Google is now working to ensure that resource-heavy ads in Chrome can no longer act without consequence. That’s according to a recently reported blog post from the company. Specifically, the company says that it will now target and shut-down ads that are particularly hard on CPU usage or battery life. That should prove to be a boon for mobile users or those who are capped-data or Wi-Fi plans.

To accomplish that goal, Google will limit the resources available to ads via thresholds. If an ad reaches those thresholds before the user has even interacted with the ad, its frame will be re-routed to a lightweight error page. That’s intended to inform the user that the ad was using up their resources. It should also serve as an indicator to advertisers and developers if ads are out of the pre-determined bounds.

As of this writing, Google is targetting apps that use more CPU or network bandwidth than 99.9-percent of ads for a given resource. That means it’s setting those to 4MB of network data or 15-seconds of CPU usage. The search giant says that its measures will only negatively impact around 0.3-percent of the total current advertisement. But that will amount to extensive savings for the end-user.

In total, those ads account for 27-percent of network data used and 28-percent of CPU usage by ads. So that should equate to relatively massive savings on both fronts.

When exactly are less resource-heavy ads coming?

Now, as is always the case with Chrome changes, Google is prepared to give developers plenty of time to fix things. So the experience shouldn’t be too disruptive when it does arrive. Instead, things should just be better in terms of battery life and data usage.

More directly, Google says it plans to experiment with the restrictions and thresholds for heavy ads in Chrome over the next several months. The “intervention” will be launched on the stable version of the browser near the end of August.
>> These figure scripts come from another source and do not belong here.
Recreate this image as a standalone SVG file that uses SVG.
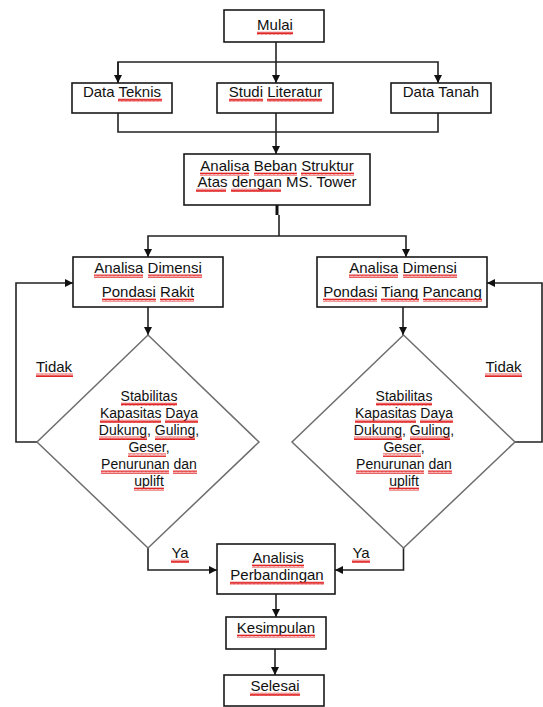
<svg xmlns="http://www.w3.org/2000/svg" width="543" height="707" viewBox="0 0 543 707">
<style>
.box{fill:#fff;stroke:#1a1a1a;stroke-width:1.6}
.dia{fill:#fff;stroke:#6e6e6e;stroke-width:1.5}
.con{fill:none;stroke:#222;stroke-width:1.6}
.t{font-family:"Liberation Sans",Arial,sans-serif;font-size:15px;fill:#111;text-anchor:middle}
.s{font-size:14px}
.sq{fill:url(#sq)}
</style>
<defs>
<marker id="arr" markerUnits="userSpaceOnUse" markerWidth="9" markerHeight="9" refX="8" refY="4" orient="auto">
<path d="M0,0 L8,4 L0,8 z" fill="#111"/>
</marker>
<pattern id="sq" patternUnits="userSpaceOnUse" width="4" height="3.5">
<path d="M0,2.8 L1,0.7 L2,2.8 L3,0.7 L4,2.8" fill="none" stroke="#e02020" stroke-width="1"/>
</pattern>
</defs>
<g id="connectors">
<path class="con" d="M276,42 V83" marker-end="url(#arr)"/>
<path class="con" d="M118,83 V62 H438 V83" marker-end="url(#arr)"/>
<path class="con" d="M118,62 V83" marker-end="url(#arr)"/>
<path class="con" d="M118,113 V132 H438 V113"/>
<path class="con" d="M276,113 V154" marker-end="url(#arr)"/>
<path d="M277,196 V215" stroke="#111" stroke-width="3"/>
<path class="con" d="M279,215 V236"/>
<path class="con" d="M279,236 H148 V257" marker-end="url(#arr)"/>
<path class="con" d="M279,236 H406 V257" marker-end="url(#arr)"/>
<path class="con" d="M148,307 V335" marker-end="url(#arr)"/>
<path class="con" d="M403,307 V335" marker-end="url(#arr)"/>
<path class="con" d="M37,442 H16 V283 H73" marker-end="url(#arr)"/>
<path class="con" d="M515,442 H542 V283 H487" marker-end="url(#arr)"/>
<path class="con" d="M148,548 V570 H217" marker-end="url(#arr)"/>
<path class="con" d="M403.5,548 V570 H335" marker-end="url(#arr)"/>
<path class="con" d="M276,594 V617" marker-end="url(#arr)"/>
<path class="con" d="M275,649 V675" marker-end="url(#arr)"/>
</g>
<g id="mulai">
<rect class="box" x="224" y="10" width="100" height="32"/>
<text class="t" x="275" y="30">Mulai</text>
<rect class="sq" x="257" y="31.5" width="36" height="3.5"/>
</g>
<g id="data-teknis">
<rect class="box" x="72" y="83" width="100" height="30"/>
<text class="t" x="122" y="97">Data Teknis</text>
<rect class="sq" x="118" y="98.5" width="44" height="3.5"/>
</g>
<g id="studi-literatur">
<rect class="box" x="217" y="83" width="116" height="30"/>
<text class="t" x="275.5" y="97">Studi Literatur</text>
<rect class="sq" x="229" y="98.5" width="34" height="3.5"/>
<rect class="sq" x="267" y="98.5" width="55" height="3.5"/>
</g>
<g id="data-tanah">
<rect class="box" x="391" y="83" width="100" height="30"/>
<text class="t" x="441" y="97">Data Tanah</text>
</g>
<g id="analisa-beban">
<rect class="box" x="184" y="154" width="186" height="51"/>
<text class="t" x="277" y="171">Analisa Beban Struktur</text>
<text class="t" x="277" y="187">Atas dengan MS. Tower</text>
<rect class="sq" x="200" y="172.5" width="49" height="3.5"/>
<rect class="sq" x="254" y="172.5" width="43" height="3.5"/>
<rect class="sq" x="301" y="172.5" width="53" height="3.5"/>
<rect class="sq" x="196" y="188.5" width="30" height="3.5"/>
<rect class="sq" x="231" y="188.5" width="50" height="3.5"/>
</g>
<g id="dimensi-rakit">
<rect class="box" x="73" y="257" width="150" height="50"/>
<text class="t" x="148" y="273">Analisa Dimensi</text>
<text class="t" x="148" y="297">Pondasi Rakit</text>
<rect class="sq" x="94" y="274.5" width="49" height="3.5"/>
<rect class="sq" x="148" y="274.5" width="54" height="3.5"/>
<rect class="sq" x="102" y="298.5" width="54" height="3.5"/>
<rect class="sq" x="160" y="298.5" width="34" height="3.5"/>
</g>
<g id="dimensi-tiang">
<rect class="box" x="317" y="257" width="170" height="50"/>
<text class="t" x="403" y="273">Analisa Dimensi</text>
<text class="t" x="402.5" y="297">Pondasi Tiang Pancang</text>
<rect class="sq" x="349" y="274.5" width="49" height="3.5"/>
<rect class="sq" x="403" y="274.5" width="54" height="3.5"/>
<rect class="sq" x="323" y="298.5" width="54" height="3.5"/>
<rect class="sq" x="381" y="298.5" width="38" height="3.5"/>
<rect class="sq" x="423" y="298.5" width="59" height="3.5"/>
</g>
<g id="stabilitas-kiri">
<polygon class="dia" points="148,335 259,442 148,548 37,442"/>
<text class="t s" x="149" y="401">Stabilitas</text>
<text class="t s" x="149" y="418">Kapasitas Daya</text>
<text class="t s" x="149" y="435">Dukung, Guling,</text>
<text class="t s" x="149" y="452">Geser,</text>
<text class="t s" x="149" y="469">Penurunan dan</text>
<text class="t s" x="149" y="486">uplift</text>
<rect class="sq" x="121" y="402.5" width="56" height="3.5"/>
<rect class="sq" x="100" y="419.5" width="61" height="3.5"/>
<rect class="sq" x="165" y="419.5" width="33" height="3.5"/>
<rect class="sq" x="99" y="436.5" width="48" height="3.5"/>
<rect class="sq" x="155" y="436.5" width="40" height="3.5"/>
<rect class="sq" x="128" y="453.5" width="38" height="3.5"/>
<rect class="sq" x="101" y="470.5" width="68" height="3.5"/>
<rect class="sq" x="173" y="470.5" width="24" height="3.5"/>
<rect class="sq" x="134" y="487.5" width="30" height="3.5"/>
</g>
<g id="stabilitas-kanan">
<polygon class="dia" points="403.5,335 515,442 403.5,548 292,442"/>
<text class="t s" x="404" y="401">Stabilitas</text>
<text class="t s" x="404" y="418">Kapasitas Daya</text>
<text class="t s" x="404" y="435">Dukung, Guling,</text>
<text class="t s" x="404" y="452">Geser,</text>
<text class="t s" x="404" y="469">Penurunan dan</text>
<text class="t s" x="404" y="486">uplift</text>
<rect class="sq" x="376" y="402.5" width="56" height="3.5"/>
<rect class="sq" x="355" y="419.5" width="61" height="3.5"/>
<rect class="sq" x="420" y="419.5" width="33" height="3.5"/>
<rect class="sq" x="354" y="436.5" width="48" height="3.5"/>
<rect class="sq" x="410" y="436.5" width="40" height="3.5"/>
<rect class="sq" x="383" y="453.5" width="38" height="3.5"/>
<rect class="sq" x="356" y="470.5" width="68" height="3.5"/>
<rect class="sq" x="428" y="470.5" width="24" height="3.5"/>
<rect class="sq" x="389" y="487.5" width="30" height="3.5"/>
</g>
<g id="labels">
<text class="t" x="54" y="372">Tidak</text>
<rect class="sq" x="36" y="373.5" width="37" height="3.5"/>
<text class="t" x="503.5" y="372">Tidak</text>
<rect class="sq" x="485" y="373.5" width="37" height="3.5"/>
<text class="t" x="180" y="558">Ya</text>
<rect class="sq" x="171" y="559.5" width="18" height="3.5"/>
<text class="t" x="361" y="558">Ya</text>
<rect class="sq" x="352" y="559.5" width="18" height="3.5"/>
</g>
<g id="analisis-perbandingan">
<rect class="box" x="217" y="544" width="118" height="50"/>
<text class="t" x="278" y="563">Analisis</text>
<text class="t" x="277" y="580">Perbandingan</text>
<rect class="sq" x="252" y="564.5" width="52" height="3.5"/>
<rect class="sq" x="230" y="581.5" width="94" height="3.5"/>
</g>
<g id="kesimpulan">
<rect class="box" x="226" y="617" width="100" height="32"/>
<text class="t" x="276" y="633">Kesimpulan</text>
<rect class="sq" x="237" y="634.5" width="78" height="3.5"/>
</g>
<g id="selesai">
<rect class="box" x="224" y="675" width="100" height="31"/>
<text class="t" x="275" y="691">Selesai</text>
<rect class="sq" x="250" y="692.5" width="50" height="3.5"/>
</g>
</svg>
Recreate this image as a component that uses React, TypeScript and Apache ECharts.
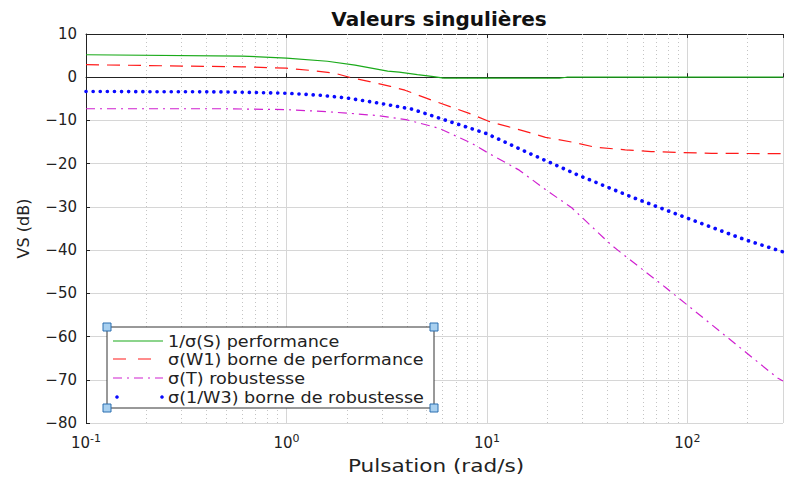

That puts its roll-out right around the launch period for Chrome 85 — tentatively landing August 18 for desktop and 25 for Chrome OS.

That will, Google says, extend the rollout over a long enough period that ad creators and tool providers can work the new “thresholds into their workflows.”

This is part of a significantly larger project

In terms of ads, this is not the first step taken by Google when it comes to correcting abusive behaviors in Chrome. In fact, the company has launched a whole slew of policy changes and features over the past several years. Each of those generally works to make the experience better and less “abusive” for end-users.

Ads are also only one area those efforts have extended. The company’s policies have, of course, included changes to make it against the rule for sites to run misleading or harmful ads. Pop-ups, ads with fake close buttons, and others are against the rules too. But that falls directly in line with changes that make it difficult for sites to get a free pass when they use unclearly designed purchasing or subscription interfaces.

That’s really just the start. The latest of the incoming changes takes things a step further. It focuses more clearly on users’ data usage and on the battery drain caused by ads. As noted above, for a select few of those, the savings should be significant. And that should drastically the experience on mobile devices or online. That’s especially true where less powerful or more efficiency-focused hardware is concerned.